## Written exercise
Copy out exactly the lines spanning the line with "Output the LaTeX" to the line with "(0,0) rectangle (800,553);", inclusive, from the data underneath, with no pictures.

## Information supplied
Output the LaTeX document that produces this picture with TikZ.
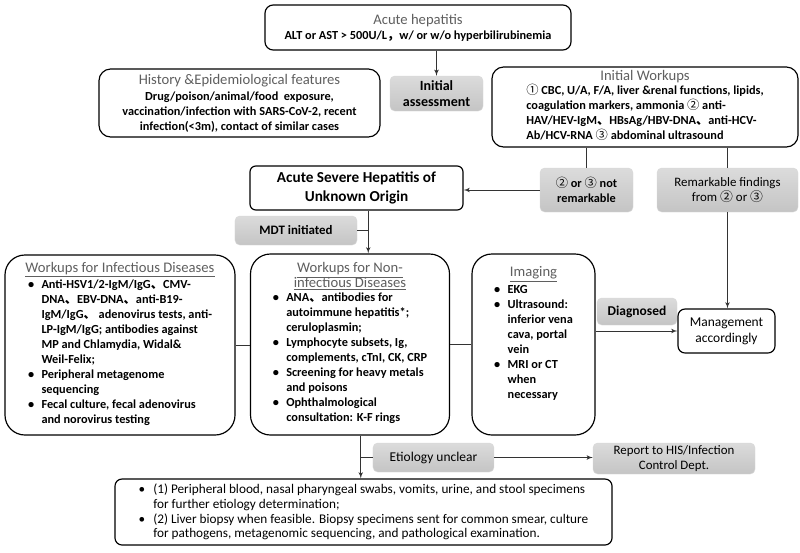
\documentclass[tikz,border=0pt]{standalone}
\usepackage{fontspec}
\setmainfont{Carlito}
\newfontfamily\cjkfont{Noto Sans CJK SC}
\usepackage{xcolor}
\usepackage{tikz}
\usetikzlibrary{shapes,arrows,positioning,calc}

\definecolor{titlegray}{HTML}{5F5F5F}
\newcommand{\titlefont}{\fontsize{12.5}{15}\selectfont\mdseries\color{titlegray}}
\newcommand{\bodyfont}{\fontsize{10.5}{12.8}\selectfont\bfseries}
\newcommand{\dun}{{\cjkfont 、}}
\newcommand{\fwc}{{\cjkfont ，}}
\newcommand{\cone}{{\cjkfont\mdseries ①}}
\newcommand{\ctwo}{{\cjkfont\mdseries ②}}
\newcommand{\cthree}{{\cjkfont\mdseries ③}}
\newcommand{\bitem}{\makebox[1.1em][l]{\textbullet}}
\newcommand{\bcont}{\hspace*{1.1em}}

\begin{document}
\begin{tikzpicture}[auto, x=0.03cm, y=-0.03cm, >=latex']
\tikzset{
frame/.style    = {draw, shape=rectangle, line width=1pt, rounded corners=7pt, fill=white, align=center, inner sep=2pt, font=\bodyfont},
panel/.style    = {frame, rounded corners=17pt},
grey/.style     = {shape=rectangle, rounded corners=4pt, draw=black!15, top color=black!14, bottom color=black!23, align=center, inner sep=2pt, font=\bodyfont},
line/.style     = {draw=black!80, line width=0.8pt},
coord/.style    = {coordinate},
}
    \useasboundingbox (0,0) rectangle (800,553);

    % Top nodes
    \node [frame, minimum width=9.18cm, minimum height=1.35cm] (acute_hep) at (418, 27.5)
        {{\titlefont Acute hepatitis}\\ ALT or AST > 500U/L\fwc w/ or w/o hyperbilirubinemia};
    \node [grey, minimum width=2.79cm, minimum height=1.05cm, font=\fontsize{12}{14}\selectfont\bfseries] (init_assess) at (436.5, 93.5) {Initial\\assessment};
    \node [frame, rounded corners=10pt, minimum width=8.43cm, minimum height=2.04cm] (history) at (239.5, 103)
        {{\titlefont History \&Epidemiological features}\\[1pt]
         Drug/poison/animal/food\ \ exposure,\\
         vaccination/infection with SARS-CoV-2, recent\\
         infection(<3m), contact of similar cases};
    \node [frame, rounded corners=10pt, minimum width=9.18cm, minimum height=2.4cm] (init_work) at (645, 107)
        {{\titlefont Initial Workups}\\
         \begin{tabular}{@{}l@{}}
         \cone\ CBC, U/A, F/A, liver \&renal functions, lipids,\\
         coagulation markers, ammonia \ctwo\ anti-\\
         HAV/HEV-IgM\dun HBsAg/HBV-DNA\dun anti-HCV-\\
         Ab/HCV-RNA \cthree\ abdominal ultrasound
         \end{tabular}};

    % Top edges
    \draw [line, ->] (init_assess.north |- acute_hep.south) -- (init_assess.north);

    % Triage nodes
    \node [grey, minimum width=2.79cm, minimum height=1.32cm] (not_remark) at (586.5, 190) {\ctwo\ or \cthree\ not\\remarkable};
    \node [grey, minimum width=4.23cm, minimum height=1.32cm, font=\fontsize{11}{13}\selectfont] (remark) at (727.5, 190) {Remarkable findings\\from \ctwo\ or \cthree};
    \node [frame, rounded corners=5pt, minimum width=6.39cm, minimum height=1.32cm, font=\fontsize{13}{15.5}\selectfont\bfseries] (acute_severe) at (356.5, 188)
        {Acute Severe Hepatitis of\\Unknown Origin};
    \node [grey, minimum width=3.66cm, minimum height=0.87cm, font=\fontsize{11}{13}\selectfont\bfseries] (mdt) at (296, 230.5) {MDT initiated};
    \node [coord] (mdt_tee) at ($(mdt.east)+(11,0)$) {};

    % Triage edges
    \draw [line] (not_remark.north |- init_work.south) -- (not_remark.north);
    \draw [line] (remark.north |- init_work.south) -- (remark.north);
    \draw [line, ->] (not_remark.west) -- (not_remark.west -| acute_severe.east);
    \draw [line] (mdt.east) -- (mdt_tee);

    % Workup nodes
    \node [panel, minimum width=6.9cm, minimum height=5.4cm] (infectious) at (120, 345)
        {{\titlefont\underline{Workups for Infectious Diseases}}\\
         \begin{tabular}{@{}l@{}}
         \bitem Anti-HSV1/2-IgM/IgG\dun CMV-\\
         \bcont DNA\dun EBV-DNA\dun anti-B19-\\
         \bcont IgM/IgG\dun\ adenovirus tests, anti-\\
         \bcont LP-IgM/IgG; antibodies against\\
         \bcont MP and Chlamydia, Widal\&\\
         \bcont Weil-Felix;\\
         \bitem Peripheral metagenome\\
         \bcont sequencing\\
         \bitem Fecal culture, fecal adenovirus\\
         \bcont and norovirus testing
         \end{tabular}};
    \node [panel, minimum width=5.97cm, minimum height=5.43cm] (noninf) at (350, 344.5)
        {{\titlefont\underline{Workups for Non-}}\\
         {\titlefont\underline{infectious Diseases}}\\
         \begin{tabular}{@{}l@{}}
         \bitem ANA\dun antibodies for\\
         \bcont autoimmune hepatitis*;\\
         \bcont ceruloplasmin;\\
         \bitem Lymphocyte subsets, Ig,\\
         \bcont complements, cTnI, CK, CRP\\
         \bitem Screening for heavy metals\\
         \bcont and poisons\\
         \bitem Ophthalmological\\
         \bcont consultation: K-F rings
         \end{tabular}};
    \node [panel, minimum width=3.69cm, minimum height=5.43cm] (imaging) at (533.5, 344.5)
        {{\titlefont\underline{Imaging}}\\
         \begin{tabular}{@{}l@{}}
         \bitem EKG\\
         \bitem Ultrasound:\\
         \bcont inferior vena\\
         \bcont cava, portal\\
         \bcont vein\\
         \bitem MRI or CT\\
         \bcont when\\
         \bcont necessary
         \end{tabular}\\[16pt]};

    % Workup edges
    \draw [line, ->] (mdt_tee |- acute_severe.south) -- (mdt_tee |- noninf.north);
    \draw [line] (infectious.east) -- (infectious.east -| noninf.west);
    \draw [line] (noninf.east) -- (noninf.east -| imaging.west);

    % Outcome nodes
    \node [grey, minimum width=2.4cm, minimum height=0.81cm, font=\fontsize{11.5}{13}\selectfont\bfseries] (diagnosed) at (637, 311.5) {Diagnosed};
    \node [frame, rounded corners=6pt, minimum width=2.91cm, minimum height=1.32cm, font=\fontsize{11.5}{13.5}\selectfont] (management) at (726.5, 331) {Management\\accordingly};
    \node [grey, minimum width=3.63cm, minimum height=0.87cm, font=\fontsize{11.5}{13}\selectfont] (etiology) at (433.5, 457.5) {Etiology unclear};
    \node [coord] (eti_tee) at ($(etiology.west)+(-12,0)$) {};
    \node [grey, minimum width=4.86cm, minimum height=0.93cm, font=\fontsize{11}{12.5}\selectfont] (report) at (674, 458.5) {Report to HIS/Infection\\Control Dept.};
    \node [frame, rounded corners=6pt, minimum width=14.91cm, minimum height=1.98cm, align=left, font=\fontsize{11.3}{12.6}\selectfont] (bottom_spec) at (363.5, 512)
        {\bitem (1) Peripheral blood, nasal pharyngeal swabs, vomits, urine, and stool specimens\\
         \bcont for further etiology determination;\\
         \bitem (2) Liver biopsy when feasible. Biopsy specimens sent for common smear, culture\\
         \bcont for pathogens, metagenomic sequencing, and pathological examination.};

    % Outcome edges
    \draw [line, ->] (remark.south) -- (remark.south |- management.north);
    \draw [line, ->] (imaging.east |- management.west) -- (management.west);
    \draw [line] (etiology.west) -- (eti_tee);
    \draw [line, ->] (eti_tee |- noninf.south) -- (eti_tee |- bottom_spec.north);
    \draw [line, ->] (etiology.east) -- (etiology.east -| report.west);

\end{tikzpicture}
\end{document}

--

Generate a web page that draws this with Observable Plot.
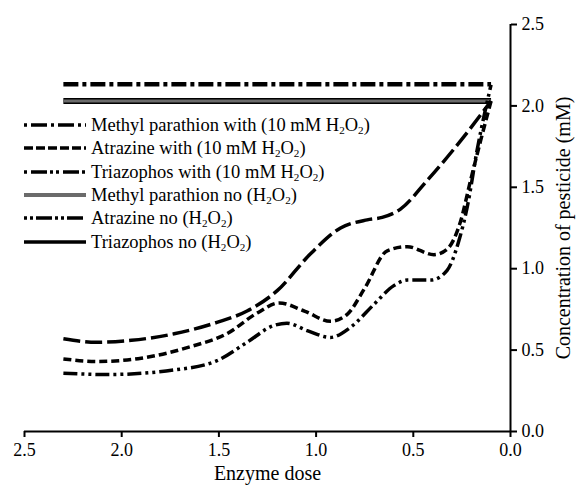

---

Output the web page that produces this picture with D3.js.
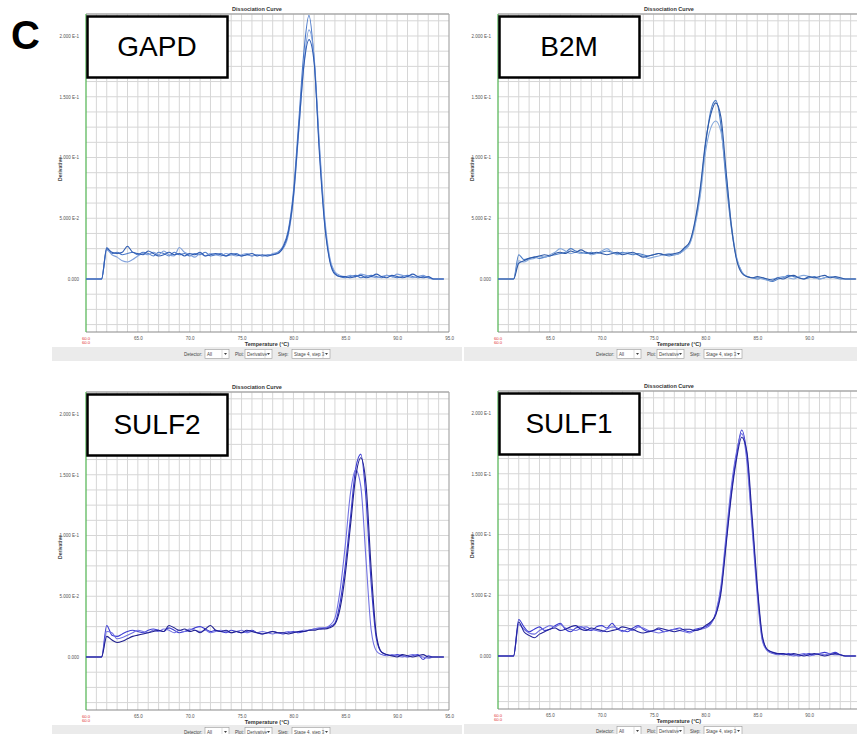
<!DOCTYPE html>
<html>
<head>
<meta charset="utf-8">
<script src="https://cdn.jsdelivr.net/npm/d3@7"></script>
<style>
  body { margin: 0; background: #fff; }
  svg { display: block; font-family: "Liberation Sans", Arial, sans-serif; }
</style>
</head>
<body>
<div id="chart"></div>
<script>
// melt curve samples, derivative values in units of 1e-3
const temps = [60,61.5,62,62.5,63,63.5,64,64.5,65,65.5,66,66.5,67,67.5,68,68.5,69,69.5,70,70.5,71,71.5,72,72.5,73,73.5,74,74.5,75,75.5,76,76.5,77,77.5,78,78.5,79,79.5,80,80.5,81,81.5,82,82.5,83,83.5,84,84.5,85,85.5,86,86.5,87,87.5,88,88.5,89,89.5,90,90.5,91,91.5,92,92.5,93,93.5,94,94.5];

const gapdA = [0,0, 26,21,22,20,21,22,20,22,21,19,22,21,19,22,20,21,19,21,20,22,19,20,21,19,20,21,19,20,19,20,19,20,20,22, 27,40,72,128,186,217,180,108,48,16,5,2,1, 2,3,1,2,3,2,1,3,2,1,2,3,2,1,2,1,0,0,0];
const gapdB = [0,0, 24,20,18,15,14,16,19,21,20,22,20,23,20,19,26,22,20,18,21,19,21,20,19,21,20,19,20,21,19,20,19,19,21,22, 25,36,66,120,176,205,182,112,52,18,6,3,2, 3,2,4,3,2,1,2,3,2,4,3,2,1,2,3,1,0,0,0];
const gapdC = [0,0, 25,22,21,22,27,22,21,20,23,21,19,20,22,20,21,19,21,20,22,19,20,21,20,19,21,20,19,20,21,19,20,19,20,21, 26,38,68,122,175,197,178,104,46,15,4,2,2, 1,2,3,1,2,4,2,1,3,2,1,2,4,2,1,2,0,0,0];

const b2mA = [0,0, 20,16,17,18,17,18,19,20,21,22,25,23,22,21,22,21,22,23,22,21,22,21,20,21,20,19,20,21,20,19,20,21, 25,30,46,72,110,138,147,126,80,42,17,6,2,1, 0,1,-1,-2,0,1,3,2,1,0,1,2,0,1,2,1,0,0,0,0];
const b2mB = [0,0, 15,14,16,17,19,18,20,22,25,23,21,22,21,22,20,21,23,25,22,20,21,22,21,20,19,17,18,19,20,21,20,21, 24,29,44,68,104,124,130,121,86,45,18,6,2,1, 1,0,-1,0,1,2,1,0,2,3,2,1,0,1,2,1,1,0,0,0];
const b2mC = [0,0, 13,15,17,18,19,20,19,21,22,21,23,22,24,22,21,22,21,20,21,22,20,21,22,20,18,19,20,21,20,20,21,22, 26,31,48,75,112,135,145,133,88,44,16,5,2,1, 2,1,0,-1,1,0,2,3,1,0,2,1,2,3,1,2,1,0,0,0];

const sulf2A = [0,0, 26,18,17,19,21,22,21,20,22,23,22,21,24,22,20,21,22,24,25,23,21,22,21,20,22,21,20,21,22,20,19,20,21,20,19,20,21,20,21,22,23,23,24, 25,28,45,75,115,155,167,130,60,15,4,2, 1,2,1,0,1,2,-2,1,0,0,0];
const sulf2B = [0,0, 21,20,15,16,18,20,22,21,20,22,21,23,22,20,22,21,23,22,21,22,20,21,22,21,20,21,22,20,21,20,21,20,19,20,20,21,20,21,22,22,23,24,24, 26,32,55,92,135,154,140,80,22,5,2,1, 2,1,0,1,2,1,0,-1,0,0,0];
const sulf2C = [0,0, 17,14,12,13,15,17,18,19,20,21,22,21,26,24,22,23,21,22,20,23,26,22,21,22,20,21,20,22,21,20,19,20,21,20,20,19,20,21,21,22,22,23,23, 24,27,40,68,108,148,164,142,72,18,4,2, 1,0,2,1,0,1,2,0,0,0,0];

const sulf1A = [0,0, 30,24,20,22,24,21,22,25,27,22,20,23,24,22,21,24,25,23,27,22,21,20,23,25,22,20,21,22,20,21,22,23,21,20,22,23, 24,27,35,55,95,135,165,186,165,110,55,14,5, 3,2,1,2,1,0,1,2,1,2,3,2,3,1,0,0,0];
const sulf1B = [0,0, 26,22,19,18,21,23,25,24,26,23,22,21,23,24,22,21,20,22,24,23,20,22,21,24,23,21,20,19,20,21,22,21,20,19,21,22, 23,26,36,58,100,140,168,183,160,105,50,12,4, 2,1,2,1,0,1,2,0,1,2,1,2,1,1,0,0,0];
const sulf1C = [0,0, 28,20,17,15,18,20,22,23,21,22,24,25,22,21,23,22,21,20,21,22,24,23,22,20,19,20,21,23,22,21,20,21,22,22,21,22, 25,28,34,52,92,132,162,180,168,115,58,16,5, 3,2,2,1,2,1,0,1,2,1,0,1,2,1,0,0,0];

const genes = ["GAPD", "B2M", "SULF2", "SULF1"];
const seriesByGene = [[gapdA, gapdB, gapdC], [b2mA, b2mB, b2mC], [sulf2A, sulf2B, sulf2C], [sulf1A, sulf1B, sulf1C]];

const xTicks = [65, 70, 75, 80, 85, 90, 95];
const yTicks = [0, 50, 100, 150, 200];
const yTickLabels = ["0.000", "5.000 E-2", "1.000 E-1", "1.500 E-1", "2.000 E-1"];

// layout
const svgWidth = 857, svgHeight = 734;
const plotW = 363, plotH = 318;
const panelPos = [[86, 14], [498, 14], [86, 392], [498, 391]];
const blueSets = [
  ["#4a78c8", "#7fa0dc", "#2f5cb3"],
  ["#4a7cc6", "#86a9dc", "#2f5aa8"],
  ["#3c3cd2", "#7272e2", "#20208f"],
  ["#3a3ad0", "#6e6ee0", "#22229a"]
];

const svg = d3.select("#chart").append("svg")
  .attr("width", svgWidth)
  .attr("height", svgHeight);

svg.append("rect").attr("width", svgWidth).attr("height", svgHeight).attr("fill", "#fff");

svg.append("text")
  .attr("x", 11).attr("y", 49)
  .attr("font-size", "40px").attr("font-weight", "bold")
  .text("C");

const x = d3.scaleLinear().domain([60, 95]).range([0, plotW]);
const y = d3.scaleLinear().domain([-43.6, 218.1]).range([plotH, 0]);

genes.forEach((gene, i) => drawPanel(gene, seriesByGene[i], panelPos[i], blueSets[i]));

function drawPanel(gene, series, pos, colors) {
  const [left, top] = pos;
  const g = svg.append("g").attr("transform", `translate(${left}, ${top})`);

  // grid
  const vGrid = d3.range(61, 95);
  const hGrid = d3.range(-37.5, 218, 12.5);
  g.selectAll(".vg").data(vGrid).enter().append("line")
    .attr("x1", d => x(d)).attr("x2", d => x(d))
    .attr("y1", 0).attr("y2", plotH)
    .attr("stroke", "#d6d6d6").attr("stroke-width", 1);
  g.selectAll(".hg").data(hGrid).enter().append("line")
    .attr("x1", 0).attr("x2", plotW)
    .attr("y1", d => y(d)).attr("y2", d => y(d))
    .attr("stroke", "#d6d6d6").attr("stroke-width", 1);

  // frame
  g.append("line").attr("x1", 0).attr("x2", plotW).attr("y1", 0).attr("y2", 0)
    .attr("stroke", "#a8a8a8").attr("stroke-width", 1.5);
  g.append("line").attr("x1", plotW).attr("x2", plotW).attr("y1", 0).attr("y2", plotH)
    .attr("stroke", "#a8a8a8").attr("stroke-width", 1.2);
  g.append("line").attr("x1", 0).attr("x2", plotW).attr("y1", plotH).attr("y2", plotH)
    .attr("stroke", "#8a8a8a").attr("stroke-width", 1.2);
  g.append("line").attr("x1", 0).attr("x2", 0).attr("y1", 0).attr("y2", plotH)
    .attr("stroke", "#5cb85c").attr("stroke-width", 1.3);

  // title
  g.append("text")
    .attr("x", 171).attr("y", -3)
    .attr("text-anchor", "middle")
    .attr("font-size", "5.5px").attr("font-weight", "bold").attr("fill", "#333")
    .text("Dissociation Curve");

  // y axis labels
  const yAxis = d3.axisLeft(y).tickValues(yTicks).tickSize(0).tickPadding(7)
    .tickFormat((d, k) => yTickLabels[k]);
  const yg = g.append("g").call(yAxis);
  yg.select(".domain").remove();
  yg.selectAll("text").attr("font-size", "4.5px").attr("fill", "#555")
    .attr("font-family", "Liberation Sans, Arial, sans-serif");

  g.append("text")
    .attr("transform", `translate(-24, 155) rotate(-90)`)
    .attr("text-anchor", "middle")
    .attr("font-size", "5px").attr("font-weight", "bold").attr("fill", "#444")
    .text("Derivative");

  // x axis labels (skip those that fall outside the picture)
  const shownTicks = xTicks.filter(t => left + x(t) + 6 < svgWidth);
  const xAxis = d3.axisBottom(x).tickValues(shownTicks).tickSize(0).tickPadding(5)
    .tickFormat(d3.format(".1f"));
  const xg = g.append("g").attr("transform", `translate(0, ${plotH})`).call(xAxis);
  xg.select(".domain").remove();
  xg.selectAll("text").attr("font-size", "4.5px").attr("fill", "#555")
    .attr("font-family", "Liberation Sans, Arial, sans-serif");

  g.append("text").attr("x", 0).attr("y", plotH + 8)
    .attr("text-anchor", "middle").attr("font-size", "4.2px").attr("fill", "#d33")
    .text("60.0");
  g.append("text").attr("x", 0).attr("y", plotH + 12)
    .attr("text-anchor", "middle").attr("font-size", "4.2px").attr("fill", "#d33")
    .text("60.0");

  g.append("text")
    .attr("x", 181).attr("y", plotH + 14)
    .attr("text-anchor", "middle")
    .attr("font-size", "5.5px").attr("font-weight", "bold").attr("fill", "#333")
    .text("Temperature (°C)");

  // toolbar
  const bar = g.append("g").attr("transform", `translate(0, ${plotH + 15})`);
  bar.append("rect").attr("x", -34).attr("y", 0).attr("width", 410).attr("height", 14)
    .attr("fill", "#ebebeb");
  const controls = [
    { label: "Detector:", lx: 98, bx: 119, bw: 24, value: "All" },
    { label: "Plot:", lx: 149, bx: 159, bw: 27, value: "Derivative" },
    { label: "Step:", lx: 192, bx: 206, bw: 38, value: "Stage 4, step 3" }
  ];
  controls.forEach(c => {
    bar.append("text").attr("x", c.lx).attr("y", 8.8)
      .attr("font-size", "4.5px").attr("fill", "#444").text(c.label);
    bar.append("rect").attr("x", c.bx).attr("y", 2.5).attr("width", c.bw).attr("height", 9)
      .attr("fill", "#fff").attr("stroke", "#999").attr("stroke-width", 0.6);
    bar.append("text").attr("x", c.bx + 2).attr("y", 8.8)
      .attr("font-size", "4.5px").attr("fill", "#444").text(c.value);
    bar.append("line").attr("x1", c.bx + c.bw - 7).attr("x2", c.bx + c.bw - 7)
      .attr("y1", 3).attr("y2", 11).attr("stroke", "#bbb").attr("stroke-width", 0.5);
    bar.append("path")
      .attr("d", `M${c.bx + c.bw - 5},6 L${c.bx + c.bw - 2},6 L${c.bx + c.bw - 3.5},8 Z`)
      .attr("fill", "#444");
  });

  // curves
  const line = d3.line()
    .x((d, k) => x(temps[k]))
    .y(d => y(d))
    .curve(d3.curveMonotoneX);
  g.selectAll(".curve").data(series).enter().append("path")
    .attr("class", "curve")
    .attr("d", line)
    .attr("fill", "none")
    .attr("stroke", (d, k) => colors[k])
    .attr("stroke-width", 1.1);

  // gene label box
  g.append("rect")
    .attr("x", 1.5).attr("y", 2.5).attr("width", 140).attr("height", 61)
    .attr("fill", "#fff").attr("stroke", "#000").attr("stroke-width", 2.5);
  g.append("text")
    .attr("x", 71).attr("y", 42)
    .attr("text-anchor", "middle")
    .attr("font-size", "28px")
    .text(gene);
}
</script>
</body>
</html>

## Answer to the problem
Output the LaTeX document that produces this picture with TikZ.
\documentclass[tikz,border=0pt]{standalone}
\usepackage{fontspec}
\setmainfont{Carlito}
\newfontfamily\cjkfont{Noto Sans CJK SC}
\usepackage{xcolor}
\usepackage{tikz}
\usetikzlibrary{shapes,arrows,positioning,calc}

\definecolor{titlegray}{HTML}{5F5F5F}
\newcommand{\titlefont}{\fontsize{12.5}{15}\selectfont\mdseries\color{titlegray}}
\newcommand{\bodyfont}{\fontsize{10.5}{12.8}\selectfont\bfseries}
\newcommand{\dun}{{\cjkfont 、}}
\newcommand{\fwc}{{\cjkfont ，}}
\newcommand{\cone}{{\cjkfont\mdseries ①}}
\newcommand{\ctwo}{{\cjkfont\mdseries ②}}
\newcommand{\cthree}{{\cjkfont\mdseries ③}}
\newcommand{\bitem}{\makebox[1.1em][l]{\textbullet}}
\newcommand{\bcont}{\hspace*{1.1em}}

\begin{document}
\begin{tikzpicture}[auto, x=0.03cm, y=-0.03cm, >=latex']
\tikzset{
frame/.style    = {draw, shape=rectangle, line width=1pt, rounded corners=7pt, fill=white, align=center, inner sep=2pt, font=\bodyfont},
panel/.style    = {frame, rounded corners=17pt},
grey/.style     = {shape=rectangle, rounded corners=4pt, draw=black!15, top color=black!14, bottom color=black!23, align=center, inner sep=2pt, font=\bodyfont},
line/.style     = {draw=black!80, line width=0.8pt},
coord/.style    = {coordinate},
}
    \useasboundingbox (0,0) rectangle (800,553);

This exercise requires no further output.